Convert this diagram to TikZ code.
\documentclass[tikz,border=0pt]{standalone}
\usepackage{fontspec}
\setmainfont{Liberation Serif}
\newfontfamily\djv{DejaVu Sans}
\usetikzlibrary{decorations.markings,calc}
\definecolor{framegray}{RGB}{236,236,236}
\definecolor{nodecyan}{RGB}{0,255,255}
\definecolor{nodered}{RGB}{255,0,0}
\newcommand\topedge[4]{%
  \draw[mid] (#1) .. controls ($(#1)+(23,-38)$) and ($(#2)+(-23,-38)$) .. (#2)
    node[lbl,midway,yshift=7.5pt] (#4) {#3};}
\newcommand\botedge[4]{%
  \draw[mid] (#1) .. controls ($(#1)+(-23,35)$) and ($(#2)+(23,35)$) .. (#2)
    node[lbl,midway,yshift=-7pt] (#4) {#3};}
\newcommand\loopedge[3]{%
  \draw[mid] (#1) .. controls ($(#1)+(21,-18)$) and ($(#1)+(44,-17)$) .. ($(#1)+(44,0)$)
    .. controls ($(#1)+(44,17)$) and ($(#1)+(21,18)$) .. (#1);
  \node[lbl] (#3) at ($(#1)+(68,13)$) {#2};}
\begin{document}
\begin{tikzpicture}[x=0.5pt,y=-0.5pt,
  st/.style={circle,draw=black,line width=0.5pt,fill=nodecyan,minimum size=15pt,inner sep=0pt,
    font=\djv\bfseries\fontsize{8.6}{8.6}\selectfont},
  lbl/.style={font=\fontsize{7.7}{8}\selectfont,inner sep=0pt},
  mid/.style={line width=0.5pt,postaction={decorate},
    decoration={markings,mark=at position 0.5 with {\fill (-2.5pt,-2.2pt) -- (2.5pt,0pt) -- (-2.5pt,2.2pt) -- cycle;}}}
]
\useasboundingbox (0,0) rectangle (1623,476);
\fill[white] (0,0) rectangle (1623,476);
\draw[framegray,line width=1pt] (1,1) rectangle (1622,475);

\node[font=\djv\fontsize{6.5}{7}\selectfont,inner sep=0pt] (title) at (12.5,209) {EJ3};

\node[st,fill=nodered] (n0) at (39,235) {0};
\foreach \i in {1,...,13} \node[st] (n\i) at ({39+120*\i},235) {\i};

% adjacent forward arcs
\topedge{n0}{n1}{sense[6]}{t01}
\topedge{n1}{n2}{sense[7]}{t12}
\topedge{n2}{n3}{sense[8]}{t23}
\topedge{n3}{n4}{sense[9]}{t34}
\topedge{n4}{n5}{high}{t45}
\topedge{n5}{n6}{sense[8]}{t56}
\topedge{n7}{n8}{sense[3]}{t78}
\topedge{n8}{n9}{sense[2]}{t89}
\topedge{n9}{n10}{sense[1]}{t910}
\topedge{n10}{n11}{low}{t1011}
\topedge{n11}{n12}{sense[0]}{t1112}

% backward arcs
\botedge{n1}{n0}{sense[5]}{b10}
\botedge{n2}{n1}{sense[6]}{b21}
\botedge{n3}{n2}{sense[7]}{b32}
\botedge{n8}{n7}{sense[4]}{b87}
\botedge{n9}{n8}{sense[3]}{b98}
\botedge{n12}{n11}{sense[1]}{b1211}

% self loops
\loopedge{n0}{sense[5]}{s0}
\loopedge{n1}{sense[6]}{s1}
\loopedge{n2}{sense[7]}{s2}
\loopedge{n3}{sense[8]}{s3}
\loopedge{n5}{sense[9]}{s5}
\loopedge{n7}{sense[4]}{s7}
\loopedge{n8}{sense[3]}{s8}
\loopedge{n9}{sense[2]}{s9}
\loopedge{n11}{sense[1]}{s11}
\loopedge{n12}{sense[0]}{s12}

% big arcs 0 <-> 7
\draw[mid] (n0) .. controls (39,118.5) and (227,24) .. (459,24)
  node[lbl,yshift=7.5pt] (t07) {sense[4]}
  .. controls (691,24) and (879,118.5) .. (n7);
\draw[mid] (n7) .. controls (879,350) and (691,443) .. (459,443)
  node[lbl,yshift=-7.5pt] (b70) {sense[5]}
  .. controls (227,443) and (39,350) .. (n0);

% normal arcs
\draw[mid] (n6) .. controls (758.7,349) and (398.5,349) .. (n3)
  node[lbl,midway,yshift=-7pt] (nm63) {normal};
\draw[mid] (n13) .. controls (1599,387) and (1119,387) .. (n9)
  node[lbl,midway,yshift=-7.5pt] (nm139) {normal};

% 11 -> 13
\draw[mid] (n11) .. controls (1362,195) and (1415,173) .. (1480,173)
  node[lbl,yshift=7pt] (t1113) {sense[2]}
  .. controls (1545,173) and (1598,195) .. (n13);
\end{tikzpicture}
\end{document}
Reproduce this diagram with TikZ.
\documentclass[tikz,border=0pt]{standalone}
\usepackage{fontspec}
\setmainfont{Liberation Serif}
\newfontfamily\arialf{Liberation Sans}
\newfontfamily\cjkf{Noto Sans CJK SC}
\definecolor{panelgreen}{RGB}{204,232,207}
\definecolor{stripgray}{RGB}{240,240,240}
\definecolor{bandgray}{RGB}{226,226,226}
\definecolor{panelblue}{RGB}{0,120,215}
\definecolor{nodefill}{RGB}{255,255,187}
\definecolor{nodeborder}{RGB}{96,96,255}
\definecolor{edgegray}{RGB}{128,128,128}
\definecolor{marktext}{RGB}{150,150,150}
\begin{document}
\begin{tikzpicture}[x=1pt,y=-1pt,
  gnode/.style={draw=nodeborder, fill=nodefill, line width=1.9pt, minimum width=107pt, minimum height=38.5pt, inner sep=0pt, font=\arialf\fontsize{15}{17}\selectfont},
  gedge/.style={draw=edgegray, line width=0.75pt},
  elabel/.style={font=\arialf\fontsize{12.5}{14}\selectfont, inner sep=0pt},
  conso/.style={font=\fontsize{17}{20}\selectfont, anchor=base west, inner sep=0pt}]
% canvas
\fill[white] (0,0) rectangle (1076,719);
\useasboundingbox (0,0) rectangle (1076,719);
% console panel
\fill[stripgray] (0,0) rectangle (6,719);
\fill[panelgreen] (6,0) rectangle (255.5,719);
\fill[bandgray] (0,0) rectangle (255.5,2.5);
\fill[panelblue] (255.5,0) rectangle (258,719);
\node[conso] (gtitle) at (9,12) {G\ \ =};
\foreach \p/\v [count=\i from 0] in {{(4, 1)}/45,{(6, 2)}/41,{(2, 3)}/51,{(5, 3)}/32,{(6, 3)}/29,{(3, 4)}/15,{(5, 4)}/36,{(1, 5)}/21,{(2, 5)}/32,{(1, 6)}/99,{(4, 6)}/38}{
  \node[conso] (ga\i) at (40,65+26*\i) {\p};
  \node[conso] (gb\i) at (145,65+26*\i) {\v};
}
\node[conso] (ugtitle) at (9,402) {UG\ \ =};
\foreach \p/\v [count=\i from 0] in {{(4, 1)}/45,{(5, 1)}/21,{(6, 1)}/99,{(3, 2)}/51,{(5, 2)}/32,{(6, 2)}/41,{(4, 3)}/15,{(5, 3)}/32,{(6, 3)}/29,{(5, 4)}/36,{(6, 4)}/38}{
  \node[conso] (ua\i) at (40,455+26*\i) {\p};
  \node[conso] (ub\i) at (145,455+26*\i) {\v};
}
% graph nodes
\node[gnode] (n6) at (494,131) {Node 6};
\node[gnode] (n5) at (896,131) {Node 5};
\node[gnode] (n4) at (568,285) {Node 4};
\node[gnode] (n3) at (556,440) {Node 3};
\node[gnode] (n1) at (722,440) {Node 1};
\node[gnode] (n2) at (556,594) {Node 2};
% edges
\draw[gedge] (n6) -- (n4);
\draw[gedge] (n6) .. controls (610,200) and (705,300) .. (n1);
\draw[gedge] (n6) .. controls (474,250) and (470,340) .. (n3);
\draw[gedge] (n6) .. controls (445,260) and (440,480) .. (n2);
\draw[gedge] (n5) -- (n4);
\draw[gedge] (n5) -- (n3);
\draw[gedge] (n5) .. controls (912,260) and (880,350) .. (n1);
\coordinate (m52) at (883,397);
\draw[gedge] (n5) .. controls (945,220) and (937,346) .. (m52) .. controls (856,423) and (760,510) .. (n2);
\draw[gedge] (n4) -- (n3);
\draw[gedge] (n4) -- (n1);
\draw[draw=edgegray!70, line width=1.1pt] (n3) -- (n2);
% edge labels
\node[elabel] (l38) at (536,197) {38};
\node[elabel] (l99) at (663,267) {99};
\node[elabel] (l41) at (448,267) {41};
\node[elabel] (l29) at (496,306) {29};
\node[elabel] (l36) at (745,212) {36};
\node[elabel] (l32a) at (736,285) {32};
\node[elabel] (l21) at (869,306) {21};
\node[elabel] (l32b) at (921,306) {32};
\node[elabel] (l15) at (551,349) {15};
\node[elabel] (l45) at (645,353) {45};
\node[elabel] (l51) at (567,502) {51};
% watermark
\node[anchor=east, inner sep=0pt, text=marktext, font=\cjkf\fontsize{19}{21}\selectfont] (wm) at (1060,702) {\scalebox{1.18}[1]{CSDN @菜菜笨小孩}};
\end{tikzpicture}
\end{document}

### [Task statement]
Select and copy every line of the material that holds the string "diagram".

### [Full output]
Convert this diagram to TikZ code.
Reproduce this diagram with TikZ.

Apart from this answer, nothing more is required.